The 4b decay mode can detect BR(h→SS→4b) down to 10^{-2} at 3 TeV and 10^{-3} at 10 TeV.

The 2b2μ mode can probe BR(h→SS→2b2μ) down to 10^{-5} at 10 TeV.

Sensitivity to BR(h→SS) remains high when S decays predominantly into b-quarks.

Abstract

We study the sensitivity of a future muon collider to exotic Higgs decays in a minimal scenario of Standard Model (SM) augmented with a light singlet scalar $S$. We consider the decay $h\to SS$ and $S$'s subsequently decay back to SM. In particular, we focus on final states with four bottom quarks ($4b$), or two bottom quarks and two muons ($2b2\mu$).
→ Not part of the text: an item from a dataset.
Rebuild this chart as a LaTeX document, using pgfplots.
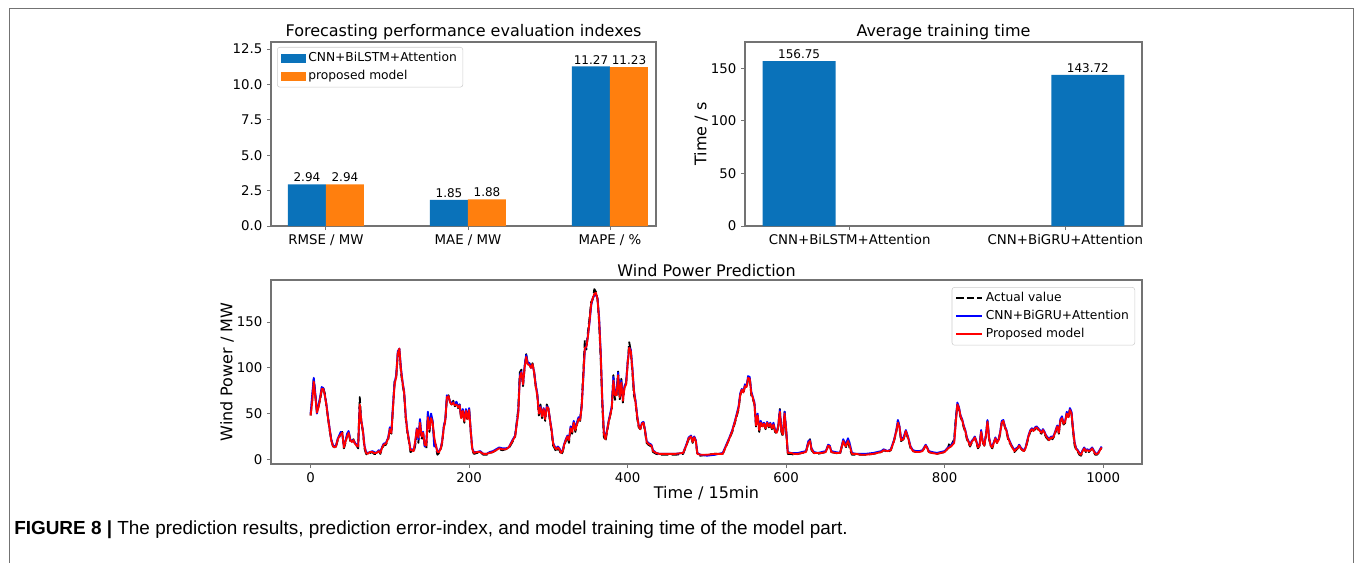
\documentclass[border=0pt]{standalone}
\usepackage{fontspec}
\setmainfont{DejaVu Sans}
\newfontfamily\capfont{Liberation Sans}
\usepackage{pgfplots}
\pgfplotsset{compat=1.18}
\usepackage{pgfplotstable}
\definecolor{mblue}{RGB}{10,114,186}
\definecolor{morange}{RGB}{255,127,14}
\definecolor{spine}{RGB}{115,115,115}

\pgfplotstableread{
t A B R
0 48 50 48
2 65 70 62
4 88 89 85
6 70 72 68
8 52 50 51
10 58 60 57
12 65 68 66
14 75 79 77
16 78 78 77
18 72 70 70
20 58 60 59
22 45 46 45
24 32 34 33
26 22 22 21
28 15 16 15
30 12 14 13
32 14 15 14
34 20 22 21
36 24 26 25
38 28 30 27
40 30 28 29
42 12 14 13
44 18 20 19
46 26 28 25
48 30 31 29
50 20 22 21
52 18 20 19
54 22 21 21
56 17 18 17
58 15 16 15
60 12 14 14
62 68 58 60
64 40 42 42
66 30 32 31
68 12 15 14
70 6 8 7
72 5 7 6
75 7 8 8
78 8 9 8
80 6 8 7
83 6 7 7
86 9 10 9
88 6 8 7
90 12 13 12
92 15 17 16
95 16 18 17
98 22 24 23
100 34 35 33
102 28 30 29
104 58 60 57
106 85 84 82
108 90 92 90
110 115 118 116
112 120 121 121
114 95 100 98
116 82 85 84
118 72 74 73
120 45 48 47
122 30 32 31
124 20 22 21
126 8 11 10
128 9 11 10
130 8 10 9
132 15 18 20
134 32 34 33
136 18 22 24
138 42 44 40
140 22 26 25
142 28 30 29
144 15 14 16
146 12 18 15
148 50 52 46
150 30 34 33
152 48 50 45
154 40 42 40
156 22 14 24
158 14 16 15
160 5 8 8
162 7 9 8
164 10 12 11
166 18 20 19
168 35 36 34
170 42 44 43
172 68 70 68
174 70 68 69
176 62 63 62
178 60 62 60
180 64 62 62
182 58 60 59
184 62 63 60
186 56 58 57
188 60 60 59
190 44 46 45
192 52 55 53
194 40 44 42
196 54 55 53
198 42 46 44
200 55 56 54
202 30 32 31
204 10 12 11
206 6 8 7
210 7 8 8
214 8 9 8
218 5 6 6
222 5 6 6
226 7 8 7
230 8 9 8
234 10 11 10
238 11 13 12
242 10 12 11
246 11 12 11
250 12 13 13
254 18 20 19
258 25 26 25
262 55 52 50
264 95 92 90
266 98 96 95
268 80 82 82
270 100 102 100
272 115 114 112
274 104 106 104
276 105 105 103
278 100 100 100
280 105 103 104
282 95 96 95
284 80 82 80
286 70 72 70
288 48 52 50
290 60 58 57
292 45 48 47
294 55 56 55
296 42 46 44
298 60 58 57
300 55 56 56
302 42 44 43
304 30 33 32
306 15 18 17
308 12 14 13
310 8 12 11
312 12 14 13
314 10 12 11
316 5 8 7
318 8 10 9
320 15 17 16
322 20 22 21
324 25 26 25
326 18 22 21
328 35 36 34
330 28 32 30
332 40 42 40
334 30 34 32
336 38 40 38
338 45 46 44
340 42 44 43
342 60 58 57
344 95 88 90
346 130 120 122
348 120 124 123
350 140 136 135
352 155 150 152
354 172 168 170
356 175 176 176
358 186 179 181
360 183 180 182
362 175 176 175
364 150 155 152
366 110 118 115
368 60 66 64
370 25 30 28
372 20 24 22
374 30 32 31
376 40 42 41
378 48 50 48
380 55 58 56
382 92 90 86
384 65 72 70
386 70 72 70
388 96 95 92
390 65 70 68
392 88 86 84
394 62 66 64
396 80 80 78
398 82 84 82
400 105 106 104
402 128 122 122
404 118 120 118
406 95 100 98
408 70 75 74
410 62 64 62
412 45 48 47
414 35 37 36
416 33 34 33
418 38 40 39
420 40 41 40
422 30 32 31
424 18 20 19
426 16 18 17
428 15 17 16
430 14 16 15
432 8 10 9
436 6 7 7
440 5 6 6
450 5 6 6
460 5 6 6
470 6 7 7
474 15 16 15
477 22 24 23
480 25 26 25
482 18 20 19
484 24 25 24
486 20 21 20
488 5 7 6
492 4 5 5
500 5 4 5
510 6 5 6
520 6 7 6
524 14 15 14
528 22 23 22
532 30 32 31
536 42 44 43
540 55 58 56
542 70 72 70
544 75 77 76
546 72 74 73
548 80 82 80
550 78 80 79
552 88 91 89
554 90 90 88
556 70 74 72
558 66 68 67
560 60 62 60
562 35 38 37
564 48 50 48
566 30 33 32
568 40 42 40
570 35 37 36
572 38 40 39
574 33 35 34
576 40 41 40
578 35 37 36
580 38 40 39
582 33 35 34
584 38 40 38
586 30 32 31
588 28 30 29
590 35 37 36
592 55 54 52
594 30 33 31
596 25 28 27
598 52 52 50
600 30 33 32
602 6 8 7
606 6 7 7
610 5 7 6
615 6 7 6
620 7 8 7
625 8 9 8
628 18 20 18
630 22 21 20
632 10 12 11
635 7 8 7
640 6 7 7
645 7 8 7
650 8 9 8
653 15 16 15
655 14 15 14
657 8 9 8
662 7 8 7
668 6 7 7
672 20 22 20
675 12 16 14
678 22 23 20
680 12 18 15
683 5 7 6
688 5 6 6
695 5 6 5
700 5 6 5
710 6 7 6
715 7 8 7
720 8 9 8
723 10 11 10
728 8 9 9
732 10 11 10
736 20 21 20
739 30 32 31
741 42 43 40
743 35 36 35
745 20 22 21
748 22 24 22
751 30 32 31
754 22 24 23
757 12 14 13
760 9 10 9
764 8 9 8
768 8 9 8
772 9 10 9
776 15 16 15
778 12 13 12
780 8 9 8
784 7 8 7
790 6 7 6
795 7 8 7
800 8 9 8
804 12 13 12
806 18 14 13
808 15 15 14
812 22 20 18
814 45 42 40
816 60 62 60
818 55 57 56
820 46 48 47
822 42 44 43
824 35 37 36
826 30 32 31
828 22 24 23
830 18 20 19
832 14 16 15
834 18 20 19
836 20 22 21
838 24 25 24
840 18 20 19
842 12 14 13
844 15 16 15
846 30 32 30
848 18 20 19
850 15 16 15
852 25 27 26
854 42 43 41
856 22 24 23
858 15 16 15
860 12 14 13
862 18 19 18
864 22 24 23
866 18 19 18
868 20 22 21
870 28 30 29
872 40 42 40
874 42 43 42
876 35 36 35
878 30 32 31
880 22 24 23
882 18 20 19
884 15 16 15
886 12 13 12
888 8 10 9
890 10 12 11
892 12 13 12
894 15 16 15
896 12 13 12
898 10 11 10
900 9 10 9
902 12 13 12
904 18 20 19
906 25 27 26
908 30 32 31
910 32 34 33
912 30 32 31
914 33 35 34
916 35 36 35
918 32 34 33
920 30 32 31
922 28 30 29
924 32 33 32
926 28 30 29
928 24 26 25
930 22 24 23
932 20 22 21
934 24 25 24
936 22 24 23
938 25 27 26
940 30 32 31
942 35 37 36
944 28 30 29
946 42 44 42
948 45 47 45
950 38 40 39
952 40 42 41
954 50 52 50
956 45 47 46
958 55 56 54
960 50 52 50
962 30 33 32
964 15 18 17
966 10 12 11
968 8 10 9
970 5 7 6
972 4 6 5
974 8 10 9
976 12 13 12
978 8 10 9
980 10 11 10
982 8 10 9
984 10 11 10
986 12 13 12
988 8 10 9
990 5 7 6
992 5 6 6
994 7 8 7
996 10 11 10
998 13 14 13
}\windtab

\pgfplotsset{
  mystyle/.style={
    scale only axis,
    axis line style={spine, line width=0.8pt},
    tick style={spine, line width=0.7pt},
    tick align=outside, major tick length=3pt,
    xtick pos=left, ytick pos=left,
    /pgf/number format/assume math mode=true,
    /pgf/number format/1000 sep={},
    tick label style={font=\fontsize{10}{12}\selectfont},
    title style={font=\fontsize{12}{14}\selectfont, at={(0.5,1)}, anchor=base, yshift=-1.5pt},
    label style={font=\fontsize{12}{14}\selectfont},
    legend style={draw=black!20, rounded corners=2pt, fill=white,
      font=\fontsize{9.2}{11}\selectfont, inner xsep=2.5pt, inner ysep=2pt, row sep=1pt},
    legend cell align=left,
  }
}

\begin{document}
\begin{tikzpicture}
\useasboundingbox (0,0) rectangle (1016.25pt,-421.5pt);
% frame
\draw[black!55, line width=1.1pt] (9.5*0.75pt,-430pt) -- (9.5*0.75pt,-8.5*0.75pt) -- (1353.5*0.75pt,-8.5*0.75pt) -- (1353.5*0.75pt,-430pt);

% axis 1
\begin{axis}[mystyle,
  at={(271*0.75pt,-226*0.75pt)}, anchor=south west,
  width=288.75pt, height=138pt,
  xmin=-0.387, xmax=2.324, ymin=0, ymax=13,
  ybar=0pt, bar width=28.5pt,
  xtick={0,1,2}, xticklabels={RMSE / MW, MAE / MW, MAPE / \%},
  ytick={0,2.5,5,7.5,10,12.5}, yticklabels={0.0,2.5,5.0,7.5,10.0,12.5},
  title={Forecasting performance evaluation indexes},
  nodes near coords, point meta=explicit symbolic,
  every node near coord/.append style={font=\fontsize{9}{11}\selectfont, inner sep=1.5pt, text=black},
  legend style={at={(0.0156,0.973)}, anchor=north west},
  legend image code/.code={\fill[sharp corners,#1] (0pt,-3.5pt) rectangle (18.75pt,3.5pt);},
]
\addplot[fill=mblue, draw=none] coordinates {(0,2.94)[2.94] (1,1.85)[1.85] (2,11.27)[11.27]};
\addplot[fill=morange, draw=none] coordinates {(0,2.94)[2.94] (1,1.88)[1.88] (2,11.23)[11.23]};
\legend{CNN+BiLSTM+Attention, proposed model}
\end{axis}

% axis 2
\begin{axis}[mystyle,
  at={(745*0.75pt,-226*0.75pt)}, anchor=south west,
  width=297.75pt, height=138pt,
  xmin=-0.1875, xmax=1.1875, ymin=0, ymax=175,
  ybar, bar width=54.75pt, bar shift=0pt,
  xtick={0.175,0.922}, xticklabels={CNN+BiLSTM+Attention, CNN+BiGRU+Attention},
  ytick={0,50,100,150},
  title={Average training time},
  ylabel={Time / s},
  ylabel style={at={(axis description cs:-0.111,0.5)}, anchor=center},
  nodes near coords, point meta=explicit symbolic,
  every node near coord/.append style={font=\fontsize{9}{11}\selectfont, inner sep=1.5pt, text=black},
]
\addplot[fill=mblue, draw=none] coordinates {(0,156.75)[156.75] (1,143.72)[143.72]};
\end{axis}

% axis 3
\begin{axis}[mystyle,
  at={(271*0.75pt,-464*0.75pt)}, anchor=south west,
  width=653.25pt, height=138pt,
  xmin=-49.95, xmax=1048.95, ymin=-5.1, ymax=196,
  xtick={0,200,400,600,800,1000}, ytick={0,50,100,150},
  title={Wind Power Prediction},
  title style={yshift=-1.5pt},
  xlabel={Time / 15min},
  xlabel style={at={(axis description cs:0.5,-0.158)}, anchor=center},
  ylabel={Wind Power / MW},
  ylabel style={at={(axis description cs:-0.0505,0.5)}, anchor=center},
  legend style={at={(0.992,0.962)}, anchor=north east},
  legend image code/.code={\draw[sharp corners,#1] (0pt,0pt) -- (19.5pt,0pt);},
]
\addplot[black, dash pattern=on 5.5pt off 2.4pt, line width=1.4pt, line join=round] table[x=t,y=A]{\windtab};
\addplot[blue, line width=1.4pt, line join=round] table[x=t,y=B]{\windtab};
\addplot[red, line width=1.4pt, line join=round] table[x=t,y=R]{\windtab};
\legend{Actual value, CNN+BiGRU+Attention, Proposed model}
\end{axis}

% caption
\node[anchor=base west, inner sep=0pt] at (14*0.75pt,-534*0.75pt)
  {\capfont\fontsize{14.2}{16}\selectfont\textbf{FIGURE 8 |} The prediction results, prediction error-index, and model training time of the model part.};
\end{tikzpicture}
\end{document}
Analyses are performed for two muon collider benchmark configurations: center-of-mass collision energy $\sqrt{s}=3~\mathrm{TeV}$ with $1~\mathrm{ab}^{-1}$ data and $\sqrt{s}=10~\mathrm{TeV}$ with $10~\mathrm{ab}^{-1}$ data. Machine-learning techniques are applied to suppress backgrounds and mitigate jet-combinatorics effects in both channels. We find that the $4b$ mode could be sensitive to the branching ratio, BR$(h \to SS \to 4b)$, of ${\cal O}(10^{-2})$ at 3 TeV and ${\cal O}(10^{-3})$ at 10 TeV, significantly improving upon high-luminosity LHC projections. In the Higgs-portal model with $S$ coupling to SM only through mixing with the Higgs, the sensitivities to BR$(h \to SS)$ remain at the same level given ${\cal O}(1)$ branching fraction of $S$ decaying into $b$-quarks. The $2b2\mu$ mode benefits from a clean dimuon resonance and can probe BR$(h\to SS\to 2b2\mu)$ down to $10^{-5}$ level at a 10 TeV muon collider. But the sensitivity to BR$(h \to SS)$ will be significantly reduced due to the small branching fraction of $S$ decaying into muons in the Higgs portal model.